DATA ROWS:
▽

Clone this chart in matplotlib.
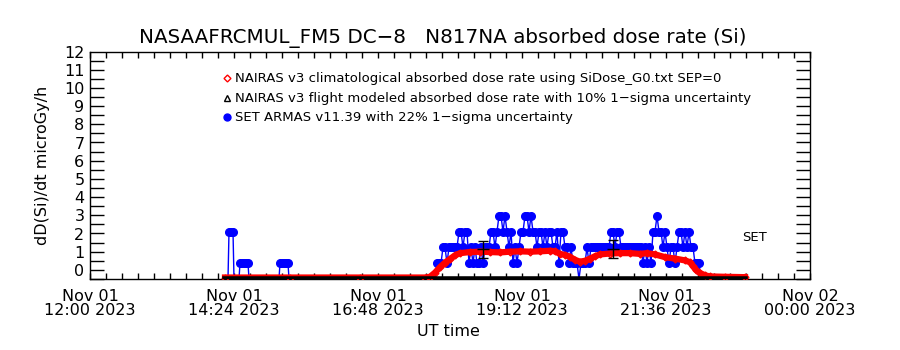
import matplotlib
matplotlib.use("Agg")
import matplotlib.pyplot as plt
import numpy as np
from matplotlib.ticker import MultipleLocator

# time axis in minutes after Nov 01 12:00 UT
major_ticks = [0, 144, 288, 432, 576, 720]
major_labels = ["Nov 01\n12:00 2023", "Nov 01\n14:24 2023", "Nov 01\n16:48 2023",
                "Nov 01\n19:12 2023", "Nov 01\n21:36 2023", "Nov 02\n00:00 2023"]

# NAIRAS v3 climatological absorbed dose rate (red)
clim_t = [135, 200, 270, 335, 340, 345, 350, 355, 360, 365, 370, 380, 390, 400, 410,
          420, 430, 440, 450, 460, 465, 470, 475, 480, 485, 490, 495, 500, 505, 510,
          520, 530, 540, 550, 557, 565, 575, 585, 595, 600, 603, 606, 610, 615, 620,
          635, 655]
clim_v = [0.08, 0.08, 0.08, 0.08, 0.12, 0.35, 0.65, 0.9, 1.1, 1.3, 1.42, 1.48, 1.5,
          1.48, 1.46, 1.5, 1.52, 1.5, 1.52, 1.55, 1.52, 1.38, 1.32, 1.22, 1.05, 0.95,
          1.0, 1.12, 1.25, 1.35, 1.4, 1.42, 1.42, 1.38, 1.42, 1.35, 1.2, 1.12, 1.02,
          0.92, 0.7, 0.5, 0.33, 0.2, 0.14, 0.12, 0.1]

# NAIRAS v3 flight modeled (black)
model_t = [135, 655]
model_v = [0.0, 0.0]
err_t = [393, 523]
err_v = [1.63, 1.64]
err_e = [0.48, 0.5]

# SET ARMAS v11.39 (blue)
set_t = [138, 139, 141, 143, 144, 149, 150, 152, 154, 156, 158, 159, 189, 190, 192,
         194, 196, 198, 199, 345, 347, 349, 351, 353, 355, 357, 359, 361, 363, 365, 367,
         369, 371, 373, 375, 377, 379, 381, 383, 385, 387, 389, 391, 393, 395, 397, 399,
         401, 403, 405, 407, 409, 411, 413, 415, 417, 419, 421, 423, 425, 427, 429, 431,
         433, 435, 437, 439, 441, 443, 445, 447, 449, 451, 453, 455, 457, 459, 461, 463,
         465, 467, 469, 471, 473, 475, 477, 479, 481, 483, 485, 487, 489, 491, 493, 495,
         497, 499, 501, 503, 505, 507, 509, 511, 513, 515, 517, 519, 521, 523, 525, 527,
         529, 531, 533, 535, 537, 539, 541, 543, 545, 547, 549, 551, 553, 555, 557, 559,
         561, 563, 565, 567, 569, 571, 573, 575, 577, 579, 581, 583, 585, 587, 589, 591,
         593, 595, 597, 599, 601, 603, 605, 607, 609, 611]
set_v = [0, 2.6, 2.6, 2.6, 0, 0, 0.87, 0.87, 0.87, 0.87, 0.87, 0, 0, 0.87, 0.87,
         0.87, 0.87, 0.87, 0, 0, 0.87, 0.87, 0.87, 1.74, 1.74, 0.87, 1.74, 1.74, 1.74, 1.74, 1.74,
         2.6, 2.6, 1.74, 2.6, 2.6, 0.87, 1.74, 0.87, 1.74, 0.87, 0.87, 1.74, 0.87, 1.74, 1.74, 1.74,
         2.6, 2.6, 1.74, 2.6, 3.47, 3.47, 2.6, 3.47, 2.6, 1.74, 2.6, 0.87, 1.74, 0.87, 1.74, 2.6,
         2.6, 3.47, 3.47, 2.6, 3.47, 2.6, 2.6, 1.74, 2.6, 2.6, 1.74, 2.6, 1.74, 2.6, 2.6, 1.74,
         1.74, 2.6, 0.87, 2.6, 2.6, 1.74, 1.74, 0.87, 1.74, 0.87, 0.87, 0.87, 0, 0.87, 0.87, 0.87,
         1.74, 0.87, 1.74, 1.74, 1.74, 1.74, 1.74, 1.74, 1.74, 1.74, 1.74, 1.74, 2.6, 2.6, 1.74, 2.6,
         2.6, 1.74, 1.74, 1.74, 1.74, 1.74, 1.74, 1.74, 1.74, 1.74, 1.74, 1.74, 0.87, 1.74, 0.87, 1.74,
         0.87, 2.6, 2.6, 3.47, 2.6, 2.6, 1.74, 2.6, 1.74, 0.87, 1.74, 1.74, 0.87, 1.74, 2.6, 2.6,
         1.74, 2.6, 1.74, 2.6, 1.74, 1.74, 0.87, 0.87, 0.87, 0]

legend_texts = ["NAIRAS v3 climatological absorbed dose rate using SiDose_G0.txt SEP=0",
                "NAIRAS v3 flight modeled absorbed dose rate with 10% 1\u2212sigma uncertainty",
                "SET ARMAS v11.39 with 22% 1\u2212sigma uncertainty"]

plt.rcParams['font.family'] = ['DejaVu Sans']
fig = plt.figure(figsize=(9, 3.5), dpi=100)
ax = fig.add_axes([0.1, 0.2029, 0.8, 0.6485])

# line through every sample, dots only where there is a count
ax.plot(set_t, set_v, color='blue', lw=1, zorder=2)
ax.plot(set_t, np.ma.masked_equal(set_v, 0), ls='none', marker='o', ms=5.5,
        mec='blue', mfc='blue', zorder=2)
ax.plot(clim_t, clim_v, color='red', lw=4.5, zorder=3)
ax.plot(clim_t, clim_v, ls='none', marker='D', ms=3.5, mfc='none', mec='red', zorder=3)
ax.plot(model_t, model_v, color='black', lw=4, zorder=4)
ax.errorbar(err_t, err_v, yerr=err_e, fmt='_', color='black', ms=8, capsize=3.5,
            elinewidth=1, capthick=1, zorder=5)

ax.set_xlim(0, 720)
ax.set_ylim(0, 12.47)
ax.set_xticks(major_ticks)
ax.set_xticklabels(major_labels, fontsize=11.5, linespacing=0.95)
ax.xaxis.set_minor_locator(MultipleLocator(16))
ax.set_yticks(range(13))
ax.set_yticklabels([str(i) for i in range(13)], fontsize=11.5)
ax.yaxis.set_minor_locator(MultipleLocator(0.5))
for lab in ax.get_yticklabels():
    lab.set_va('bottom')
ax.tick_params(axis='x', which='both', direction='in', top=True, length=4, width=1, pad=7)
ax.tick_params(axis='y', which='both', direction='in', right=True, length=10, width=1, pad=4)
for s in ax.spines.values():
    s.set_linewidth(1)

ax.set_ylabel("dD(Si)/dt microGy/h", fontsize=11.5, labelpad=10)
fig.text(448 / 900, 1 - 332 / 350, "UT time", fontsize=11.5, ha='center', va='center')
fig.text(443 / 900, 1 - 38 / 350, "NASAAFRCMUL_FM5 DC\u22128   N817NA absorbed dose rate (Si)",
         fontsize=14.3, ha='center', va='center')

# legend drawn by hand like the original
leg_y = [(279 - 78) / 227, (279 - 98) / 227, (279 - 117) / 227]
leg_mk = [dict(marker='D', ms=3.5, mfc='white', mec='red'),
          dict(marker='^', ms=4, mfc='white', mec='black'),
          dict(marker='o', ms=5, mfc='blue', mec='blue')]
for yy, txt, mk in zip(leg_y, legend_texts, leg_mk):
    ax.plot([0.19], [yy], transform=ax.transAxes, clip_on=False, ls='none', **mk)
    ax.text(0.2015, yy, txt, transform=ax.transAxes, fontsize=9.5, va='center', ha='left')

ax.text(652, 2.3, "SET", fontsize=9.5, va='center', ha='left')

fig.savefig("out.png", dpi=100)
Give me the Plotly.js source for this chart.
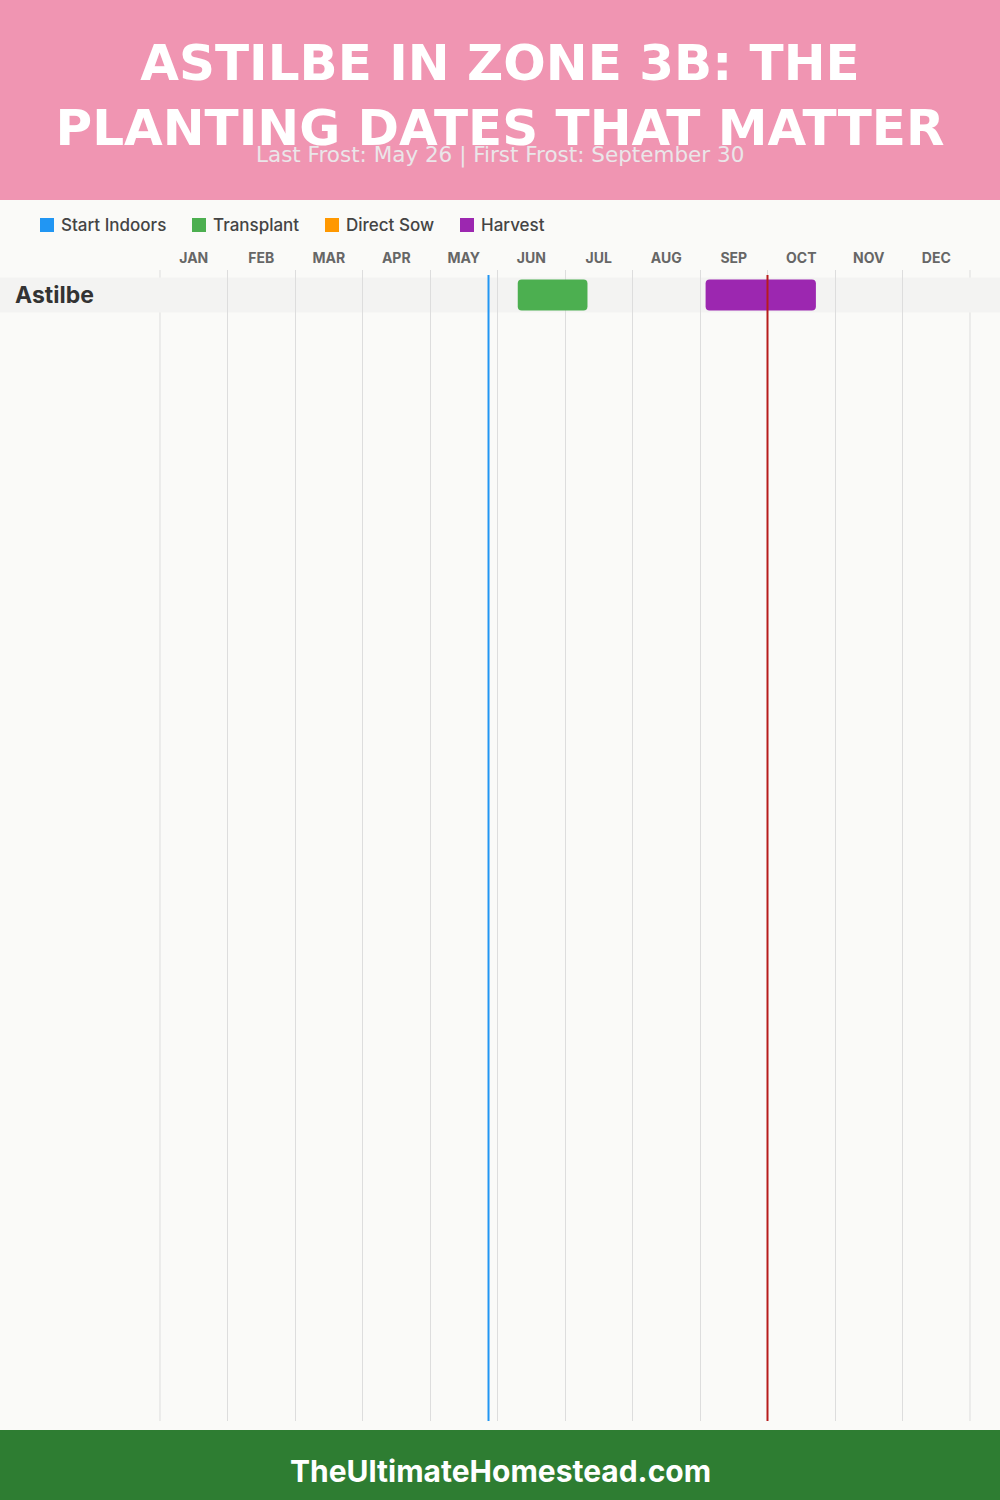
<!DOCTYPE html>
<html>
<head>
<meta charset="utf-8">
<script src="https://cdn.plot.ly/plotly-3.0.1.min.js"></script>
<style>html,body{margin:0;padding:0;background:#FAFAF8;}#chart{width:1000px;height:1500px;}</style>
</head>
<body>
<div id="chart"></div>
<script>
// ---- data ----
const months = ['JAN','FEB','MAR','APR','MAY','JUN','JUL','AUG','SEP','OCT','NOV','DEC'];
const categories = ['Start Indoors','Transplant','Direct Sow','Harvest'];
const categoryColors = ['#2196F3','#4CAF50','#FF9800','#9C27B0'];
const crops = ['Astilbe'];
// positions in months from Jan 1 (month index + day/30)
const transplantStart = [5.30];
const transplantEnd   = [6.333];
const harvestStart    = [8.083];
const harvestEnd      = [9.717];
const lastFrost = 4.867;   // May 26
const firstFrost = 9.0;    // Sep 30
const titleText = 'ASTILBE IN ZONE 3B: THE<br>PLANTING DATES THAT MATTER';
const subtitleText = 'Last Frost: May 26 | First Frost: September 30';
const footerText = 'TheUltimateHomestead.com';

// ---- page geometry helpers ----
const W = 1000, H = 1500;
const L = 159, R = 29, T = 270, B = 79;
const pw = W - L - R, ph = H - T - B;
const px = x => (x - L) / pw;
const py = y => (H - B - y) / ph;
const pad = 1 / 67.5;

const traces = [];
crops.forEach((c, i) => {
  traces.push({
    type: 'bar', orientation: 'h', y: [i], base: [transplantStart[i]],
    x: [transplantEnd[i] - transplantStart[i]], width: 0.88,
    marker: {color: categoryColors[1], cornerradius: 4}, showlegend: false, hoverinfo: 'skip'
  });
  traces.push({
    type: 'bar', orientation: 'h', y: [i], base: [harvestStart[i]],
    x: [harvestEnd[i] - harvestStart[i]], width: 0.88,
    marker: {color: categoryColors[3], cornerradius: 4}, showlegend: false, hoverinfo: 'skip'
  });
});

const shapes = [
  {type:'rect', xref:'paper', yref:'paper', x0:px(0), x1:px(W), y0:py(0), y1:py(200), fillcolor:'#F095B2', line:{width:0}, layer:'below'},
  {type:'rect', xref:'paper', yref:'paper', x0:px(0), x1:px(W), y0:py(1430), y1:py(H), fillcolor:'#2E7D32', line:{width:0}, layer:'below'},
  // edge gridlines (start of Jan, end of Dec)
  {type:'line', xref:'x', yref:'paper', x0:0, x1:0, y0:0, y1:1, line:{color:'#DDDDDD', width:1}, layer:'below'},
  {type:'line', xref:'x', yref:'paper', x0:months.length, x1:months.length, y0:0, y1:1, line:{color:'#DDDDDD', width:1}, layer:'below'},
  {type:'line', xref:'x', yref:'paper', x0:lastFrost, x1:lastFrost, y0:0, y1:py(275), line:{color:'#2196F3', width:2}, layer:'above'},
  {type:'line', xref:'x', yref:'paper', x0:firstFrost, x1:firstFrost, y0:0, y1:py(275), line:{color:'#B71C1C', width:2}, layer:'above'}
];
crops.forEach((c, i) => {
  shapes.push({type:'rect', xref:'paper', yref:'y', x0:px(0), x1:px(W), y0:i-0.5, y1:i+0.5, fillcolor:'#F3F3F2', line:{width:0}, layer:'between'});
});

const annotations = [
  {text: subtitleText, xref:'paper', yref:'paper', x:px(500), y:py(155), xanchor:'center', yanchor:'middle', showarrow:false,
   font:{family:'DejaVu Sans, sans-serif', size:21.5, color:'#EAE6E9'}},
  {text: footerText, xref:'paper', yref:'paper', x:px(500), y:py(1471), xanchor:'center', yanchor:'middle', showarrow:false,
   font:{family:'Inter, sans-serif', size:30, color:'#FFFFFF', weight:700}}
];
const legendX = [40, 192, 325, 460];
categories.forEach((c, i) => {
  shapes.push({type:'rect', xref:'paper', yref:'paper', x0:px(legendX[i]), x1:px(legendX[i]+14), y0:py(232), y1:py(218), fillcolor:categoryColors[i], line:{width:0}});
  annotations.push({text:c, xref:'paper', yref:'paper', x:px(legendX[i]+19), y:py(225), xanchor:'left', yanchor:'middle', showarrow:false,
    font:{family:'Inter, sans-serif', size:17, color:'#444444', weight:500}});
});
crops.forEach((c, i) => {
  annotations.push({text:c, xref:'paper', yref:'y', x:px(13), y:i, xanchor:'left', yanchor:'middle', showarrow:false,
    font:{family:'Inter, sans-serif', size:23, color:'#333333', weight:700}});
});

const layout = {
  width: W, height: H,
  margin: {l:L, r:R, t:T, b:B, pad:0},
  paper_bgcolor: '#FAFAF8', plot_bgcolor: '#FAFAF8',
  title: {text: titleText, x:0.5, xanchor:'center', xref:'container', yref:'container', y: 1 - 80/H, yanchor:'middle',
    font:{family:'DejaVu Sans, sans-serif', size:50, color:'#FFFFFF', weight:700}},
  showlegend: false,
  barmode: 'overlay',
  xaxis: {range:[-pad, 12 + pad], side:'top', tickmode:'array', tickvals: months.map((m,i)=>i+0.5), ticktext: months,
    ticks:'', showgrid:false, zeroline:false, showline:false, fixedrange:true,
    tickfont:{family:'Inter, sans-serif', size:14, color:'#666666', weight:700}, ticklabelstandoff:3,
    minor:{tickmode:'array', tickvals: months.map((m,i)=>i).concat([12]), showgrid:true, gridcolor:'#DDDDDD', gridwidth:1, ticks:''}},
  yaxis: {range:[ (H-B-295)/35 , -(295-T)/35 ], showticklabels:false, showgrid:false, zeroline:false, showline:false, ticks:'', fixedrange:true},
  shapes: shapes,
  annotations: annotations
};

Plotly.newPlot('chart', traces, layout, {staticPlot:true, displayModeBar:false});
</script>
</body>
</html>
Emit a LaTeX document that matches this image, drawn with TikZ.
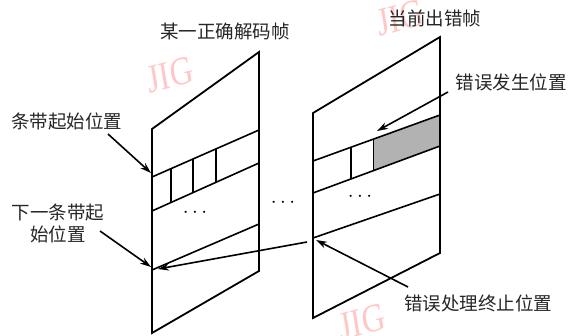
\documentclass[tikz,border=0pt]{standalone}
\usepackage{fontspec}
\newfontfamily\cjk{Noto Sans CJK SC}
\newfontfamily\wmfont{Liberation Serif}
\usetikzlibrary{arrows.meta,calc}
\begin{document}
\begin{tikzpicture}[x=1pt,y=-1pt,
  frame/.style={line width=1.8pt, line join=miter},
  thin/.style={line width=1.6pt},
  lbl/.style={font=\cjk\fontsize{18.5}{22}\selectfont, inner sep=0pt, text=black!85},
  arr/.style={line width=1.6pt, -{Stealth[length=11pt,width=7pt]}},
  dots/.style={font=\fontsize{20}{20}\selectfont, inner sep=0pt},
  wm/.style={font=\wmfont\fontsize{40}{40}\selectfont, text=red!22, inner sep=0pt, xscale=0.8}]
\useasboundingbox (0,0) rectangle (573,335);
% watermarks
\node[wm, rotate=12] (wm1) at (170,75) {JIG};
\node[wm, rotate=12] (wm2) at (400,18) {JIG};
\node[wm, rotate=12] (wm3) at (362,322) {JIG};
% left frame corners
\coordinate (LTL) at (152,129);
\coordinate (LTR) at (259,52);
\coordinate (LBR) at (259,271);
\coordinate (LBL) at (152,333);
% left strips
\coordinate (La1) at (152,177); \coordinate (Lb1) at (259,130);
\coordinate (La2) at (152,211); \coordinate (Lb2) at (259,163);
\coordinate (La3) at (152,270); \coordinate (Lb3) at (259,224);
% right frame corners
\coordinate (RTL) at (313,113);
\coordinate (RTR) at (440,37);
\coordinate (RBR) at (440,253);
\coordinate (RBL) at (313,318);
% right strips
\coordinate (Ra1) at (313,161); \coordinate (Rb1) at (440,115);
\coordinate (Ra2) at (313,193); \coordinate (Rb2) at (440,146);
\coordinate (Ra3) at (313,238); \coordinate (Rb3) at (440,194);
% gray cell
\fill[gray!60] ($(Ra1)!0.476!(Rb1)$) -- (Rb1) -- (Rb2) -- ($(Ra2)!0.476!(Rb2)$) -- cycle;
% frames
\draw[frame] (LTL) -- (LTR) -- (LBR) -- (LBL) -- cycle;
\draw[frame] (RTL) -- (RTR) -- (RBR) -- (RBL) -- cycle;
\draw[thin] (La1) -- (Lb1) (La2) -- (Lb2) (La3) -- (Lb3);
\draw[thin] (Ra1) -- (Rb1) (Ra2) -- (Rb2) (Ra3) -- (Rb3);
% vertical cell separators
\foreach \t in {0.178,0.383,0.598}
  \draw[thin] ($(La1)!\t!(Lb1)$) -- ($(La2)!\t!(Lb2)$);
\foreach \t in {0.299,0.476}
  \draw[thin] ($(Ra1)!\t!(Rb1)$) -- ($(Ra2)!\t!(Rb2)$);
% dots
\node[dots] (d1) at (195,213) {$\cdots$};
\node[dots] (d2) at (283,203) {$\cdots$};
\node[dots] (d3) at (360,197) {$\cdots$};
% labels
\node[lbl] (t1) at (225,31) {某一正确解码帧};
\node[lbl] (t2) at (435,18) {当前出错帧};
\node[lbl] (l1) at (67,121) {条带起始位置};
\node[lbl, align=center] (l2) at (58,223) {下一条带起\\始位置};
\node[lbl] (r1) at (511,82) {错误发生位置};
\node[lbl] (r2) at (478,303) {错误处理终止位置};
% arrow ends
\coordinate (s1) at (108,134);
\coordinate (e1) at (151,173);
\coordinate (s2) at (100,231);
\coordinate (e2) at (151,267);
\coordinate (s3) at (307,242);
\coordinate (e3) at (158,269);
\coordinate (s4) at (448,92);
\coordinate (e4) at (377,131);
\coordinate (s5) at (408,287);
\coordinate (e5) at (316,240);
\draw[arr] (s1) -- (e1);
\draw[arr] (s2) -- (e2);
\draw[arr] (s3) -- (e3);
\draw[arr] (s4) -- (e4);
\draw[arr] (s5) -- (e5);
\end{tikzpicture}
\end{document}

△

WHAT YOU WILL DO: Reproduce only the lines running from the beginning of the entries above to the line holding "err_e = [0.48, 0.5]", inclusive. Pictures stay out of the copy.

FINAL RESULT:
Clone this chart in matplotlib.
import matplotlib
matplotlib.use("Agg")
import matplotlib.pyplot as plt
import numpy as np
from matplotlib.ticker import MultipleLocator

# time axis in minutes after Nov 01 12:00 UT
major_ticks = [0, 144, 288, 432, 576, 720]
major_labels = ["Nov 01\n12:00 2023", "Nov 01\n14:24 2023", "Nov 01\n16:48 2023",
                "Nov 01\n19:12 2023", "Nov 01\n21:36 2023", "Nov 02\n00:00 2023"]

# NAIRAS v3 climatological absorbed dose rate (red)
clim_t = [135, 200, 270, 335, 340, 345, 350, 355, 360, 365, 370, 380, 390, 400, 410,
          420, 430, 440, 450, 460, 465, 470, 475, 480, 485, 490, 495, 500, 505, 510,
          520, 530, 540, 550, 557, 565, 575, 585, 595, 600, 603, 606, 610, 615, 620,
          635, 655]
clim_v = [0.08, 0.08, 0.08, 0.08, 0.12, 0.35, 0.65, 0.9, 1.1, 1.3, 1.42, 1.48, 1.5,
          1.48, 1.46, 1.5, 1.52, 1.5, 1.52, 1.55, 1.52, 1.38, 1.32, 1.22, 1.05, 0.95,
          1.0, 1.12, 1.25, 1.35, 1.4, 1.42, 1.42, 1.38, 1.42, 1.35, 1.2, 1.12, 1.02,
          0.92, 0.7, 0.5, 0.33, 0.2, 0.14, 0.12, 0.1]

# NAIRAS v3 flight modeled (black)
model_t = [135, 655]
model_v = [0.0, 0.0]
err_t = [393, 523]
err_v = [1.63, 1.64]
err_e = [0.48, 0.5]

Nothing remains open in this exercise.